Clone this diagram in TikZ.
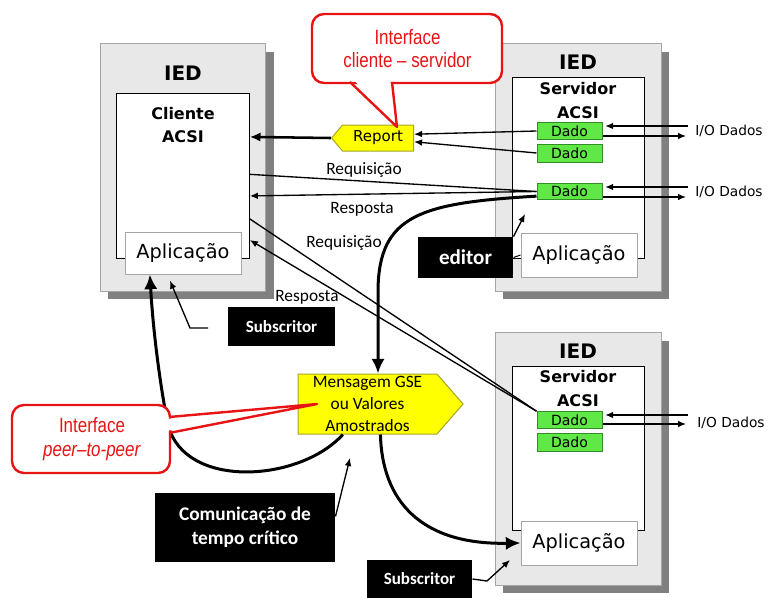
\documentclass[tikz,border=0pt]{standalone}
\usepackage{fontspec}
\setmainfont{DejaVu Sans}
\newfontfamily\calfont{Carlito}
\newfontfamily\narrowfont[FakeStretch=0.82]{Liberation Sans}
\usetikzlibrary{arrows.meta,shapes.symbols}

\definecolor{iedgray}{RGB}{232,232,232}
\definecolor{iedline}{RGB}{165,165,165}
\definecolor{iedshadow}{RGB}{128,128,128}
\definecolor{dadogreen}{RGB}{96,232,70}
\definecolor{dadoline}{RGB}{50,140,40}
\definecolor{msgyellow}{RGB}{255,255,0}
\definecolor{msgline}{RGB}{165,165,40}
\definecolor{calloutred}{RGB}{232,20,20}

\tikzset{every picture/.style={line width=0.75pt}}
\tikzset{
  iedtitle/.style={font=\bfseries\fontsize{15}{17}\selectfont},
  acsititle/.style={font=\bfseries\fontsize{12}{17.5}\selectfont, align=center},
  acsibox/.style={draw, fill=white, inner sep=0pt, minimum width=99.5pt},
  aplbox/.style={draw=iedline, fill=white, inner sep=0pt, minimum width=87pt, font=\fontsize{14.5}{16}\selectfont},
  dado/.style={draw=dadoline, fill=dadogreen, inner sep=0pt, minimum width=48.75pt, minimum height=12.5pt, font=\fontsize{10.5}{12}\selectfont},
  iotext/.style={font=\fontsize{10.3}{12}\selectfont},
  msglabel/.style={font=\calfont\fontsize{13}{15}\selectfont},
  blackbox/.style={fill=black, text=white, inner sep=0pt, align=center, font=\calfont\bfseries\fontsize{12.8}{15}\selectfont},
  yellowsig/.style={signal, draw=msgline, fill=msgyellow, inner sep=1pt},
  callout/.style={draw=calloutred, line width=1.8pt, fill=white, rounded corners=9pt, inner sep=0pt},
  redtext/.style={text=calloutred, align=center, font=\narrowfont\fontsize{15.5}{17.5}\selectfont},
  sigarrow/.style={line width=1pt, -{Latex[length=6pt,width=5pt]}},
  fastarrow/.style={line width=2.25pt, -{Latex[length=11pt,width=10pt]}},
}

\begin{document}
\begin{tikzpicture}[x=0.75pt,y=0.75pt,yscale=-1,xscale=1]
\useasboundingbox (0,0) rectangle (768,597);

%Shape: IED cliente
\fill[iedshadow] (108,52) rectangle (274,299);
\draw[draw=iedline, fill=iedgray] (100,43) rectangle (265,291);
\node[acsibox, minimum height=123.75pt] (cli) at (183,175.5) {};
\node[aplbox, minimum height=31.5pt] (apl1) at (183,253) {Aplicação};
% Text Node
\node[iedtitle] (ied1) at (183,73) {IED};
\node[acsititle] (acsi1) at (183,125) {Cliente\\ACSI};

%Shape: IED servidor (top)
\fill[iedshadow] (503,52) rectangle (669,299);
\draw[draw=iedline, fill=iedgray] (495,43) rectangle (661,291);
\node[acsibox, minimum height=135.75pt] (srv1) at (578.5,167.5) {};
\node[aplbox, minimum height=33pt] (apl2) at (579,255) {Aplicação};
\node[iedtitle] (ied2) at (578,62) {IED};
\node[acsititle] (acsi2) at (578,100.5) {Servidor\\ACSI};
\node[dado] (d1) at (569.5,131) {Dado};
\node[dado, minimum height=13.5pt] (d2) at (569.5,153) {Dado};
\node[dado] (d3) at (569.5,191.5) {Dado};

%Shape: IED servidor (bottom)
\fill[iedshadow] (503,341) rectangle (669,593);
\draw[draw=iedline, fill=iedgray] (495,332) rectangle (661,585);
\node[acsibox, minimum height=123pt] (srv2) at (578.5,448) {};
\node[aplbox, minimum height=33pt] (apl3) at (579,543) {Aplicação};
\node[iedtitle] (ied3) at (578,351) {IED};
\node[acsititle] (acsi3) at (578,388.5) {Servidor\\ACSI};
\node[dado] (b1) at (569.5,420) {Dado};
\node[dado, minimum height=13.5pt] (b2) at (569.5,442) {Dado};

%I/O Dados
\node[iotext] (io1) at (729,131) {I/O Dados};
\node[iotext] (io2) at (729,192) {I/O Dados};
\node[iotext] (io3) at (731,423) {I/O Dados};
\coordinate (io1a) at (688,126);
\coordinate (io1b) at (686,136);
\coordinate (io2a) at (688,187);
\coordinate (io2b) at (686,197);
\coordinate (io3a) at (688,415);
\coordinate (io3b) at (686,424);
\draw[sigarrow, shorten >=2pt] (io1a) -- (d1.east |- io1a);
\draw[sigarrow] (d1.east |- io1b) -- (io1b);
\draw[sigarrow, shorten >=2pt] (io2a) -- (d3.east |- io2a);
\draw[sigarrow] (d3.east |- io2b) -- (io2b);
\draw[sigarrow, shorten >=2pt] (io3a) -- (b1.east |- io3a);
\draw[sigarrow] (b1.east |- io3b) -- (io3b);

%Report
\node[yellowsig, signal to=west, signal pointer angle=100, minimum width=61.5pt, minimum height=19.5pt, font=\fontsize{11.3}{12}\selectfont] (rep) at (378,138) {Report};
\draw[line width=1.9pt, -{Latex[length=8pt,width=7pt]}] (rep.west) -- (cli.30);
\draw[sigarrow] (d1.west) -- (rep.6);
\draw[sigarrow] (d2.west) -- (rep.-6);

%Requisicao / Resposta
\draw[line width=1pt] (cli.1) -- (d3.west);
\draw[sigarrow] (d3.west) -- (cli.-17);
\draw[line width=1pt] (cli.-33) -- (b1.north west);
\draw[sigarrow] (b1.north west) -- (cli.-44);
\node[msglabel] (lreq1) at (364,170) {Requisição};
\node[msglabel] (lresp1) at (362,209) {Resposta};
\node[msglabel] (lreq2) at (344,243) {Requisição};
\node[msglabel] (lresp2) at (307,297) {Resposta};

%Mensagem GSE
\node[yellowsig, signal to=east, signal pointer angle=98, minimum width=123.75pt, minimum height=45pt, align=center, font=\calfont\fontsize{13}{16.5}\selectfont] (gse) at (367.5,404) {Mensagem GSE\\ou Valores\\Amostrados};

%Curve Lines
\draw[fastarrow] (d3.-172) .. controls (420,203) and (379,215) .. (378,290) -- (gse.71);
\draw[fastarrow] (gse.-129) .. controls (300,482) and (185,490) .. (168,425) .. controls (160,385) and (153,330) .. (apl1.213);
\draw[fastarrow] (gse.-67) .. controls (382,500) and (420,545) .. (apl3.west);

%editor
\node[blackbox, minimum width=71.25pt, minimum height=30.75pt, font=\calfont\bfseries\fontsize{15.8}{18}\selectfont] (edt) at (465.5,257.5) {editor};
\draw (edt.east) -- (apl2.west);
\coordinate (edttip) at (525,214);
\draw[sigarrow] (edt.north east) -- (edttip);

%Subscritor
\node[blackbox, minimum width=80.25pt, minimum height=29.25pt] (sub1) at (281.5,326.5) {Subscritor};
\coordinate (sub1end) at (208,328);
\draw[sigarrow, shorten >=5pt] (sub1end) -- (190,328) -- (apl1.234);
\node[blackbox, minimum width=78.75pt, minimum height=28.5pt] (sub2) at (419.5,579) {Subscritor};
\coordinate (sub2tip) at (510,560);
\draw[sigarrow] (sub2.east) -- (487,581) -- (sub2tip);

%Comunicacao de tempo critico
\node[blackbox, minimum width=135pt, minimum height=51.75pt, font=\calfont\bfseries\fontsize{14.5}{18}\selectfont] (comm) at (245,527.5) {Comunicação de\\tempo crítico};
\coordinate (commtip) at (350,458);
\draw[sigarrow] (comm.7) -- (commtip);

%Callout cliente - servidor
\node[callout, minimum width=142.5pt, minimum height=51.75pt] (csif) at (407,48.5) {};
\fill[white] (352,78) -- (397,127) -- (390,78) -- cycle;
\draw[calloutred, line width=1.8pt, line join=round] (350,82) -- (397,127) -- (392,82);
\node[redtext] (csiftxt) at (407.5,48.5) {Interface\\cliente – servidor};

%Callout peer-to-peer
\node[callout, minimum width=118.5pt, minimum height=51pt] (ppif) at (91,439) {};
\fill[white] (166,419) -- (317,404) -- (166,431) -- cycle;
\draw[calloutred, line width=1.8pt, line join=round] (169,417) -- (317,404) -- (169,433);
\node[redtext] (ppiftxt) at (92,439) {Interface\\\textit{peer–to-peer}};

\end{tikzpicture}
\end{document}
--
*Work instructions*.
Write out again, exactly, the lines from the start of the listing up to the line containing "(0,0) rectangle (768,597);", with both ends and without pictures.

*Answer for the task*.
Clone this diagram in TikZ.
\documentclass[tikz,border=0pt]{standalone}
\usepackage{fontspec}
\setmainfont{DejaVu Sans}
\newfontfamily\calfont{Carlito}
\newfontfamily\narrowfont[FakeStretch=0.82]{Liberation Sans}
\usetikzlibrary{arrows.meta,shapes.symbols}

\definecolor{iedgray}{RGB}{232,232,232}
\definecolor{iedline}{RGB}{165,165,165}
\definecolor{iedshadow}{RGB}{128,128,128}
\definecolor{dadogreen}{RGB}{96,232,70}
\definecolor{dadoline}{RGB}{50,140,40}
\definecolor{msgyellow}{RGB}{255,255,0}
\definecolor{msgline}{RGB}{165,165,40}
\definecolor{calloutred}{RGB}{232,20,20}

\tikzset{every picture/.style={line width=0.75pt}}
\tikzset{
  iedtitle/.style={font=\bfseries\fontsize{15}{17}\selectfont},
  acsititle/.style={font=\bfseries\fontsize{12}{17.5}\selectfont, align=center},
  acsibox/.style={draw, fill=white, inner sep=0pt, minimum width=99.5pt},
  aplbox/.style={draw=iedline, fill=white, inner sep=0pt, minimum width=87pt, font=\fontsize{14.5}{16}\selectfont},
  dado/.style={draw=dadoline, fill=dadogreen, inner sep=0pt, minimum width=48.75pt, minimum height=12.5pt, font=\fontsize{10.5}{12}\selectfont},
  iotext/.style={font=\fontsize{10.3}{12}\selectfont},
  msglabel/.style={font=\calfont\fontsize{13}{15}\selectfont},
  blackbox/.style={fill=black, text=white, inner sep=0pt, align=center, font=\calfont\bfseries\fontsize{12.8}{15}\selectfont},
  yellowsig/.style={signal, draw=msgline, fill=msgyellow, inner sep=1pt},
  callout/.style={draw=calloutred, line width=1.8pt, fill=white, rounded corners=9pt, inner sep=0pt},
  redtext/.style={text=calloutred, align=center, font=\narrowfont\fontsize{15.5}{17.5}\selectfont},
  sigarrow/.style={line width=1pt, -{Latex[length=6pt,width=5pt]}},
  fastarrow/.style={line width=2.25pt, -{Latex[length=11pt,width=10pt]}},
}

\begin{document}
\begin{tikzpicture}[x=0.75pt,y=0.75pt,yscale=-1,xscale=1]
\useasboundingbox (0,0) rectangle (768,597);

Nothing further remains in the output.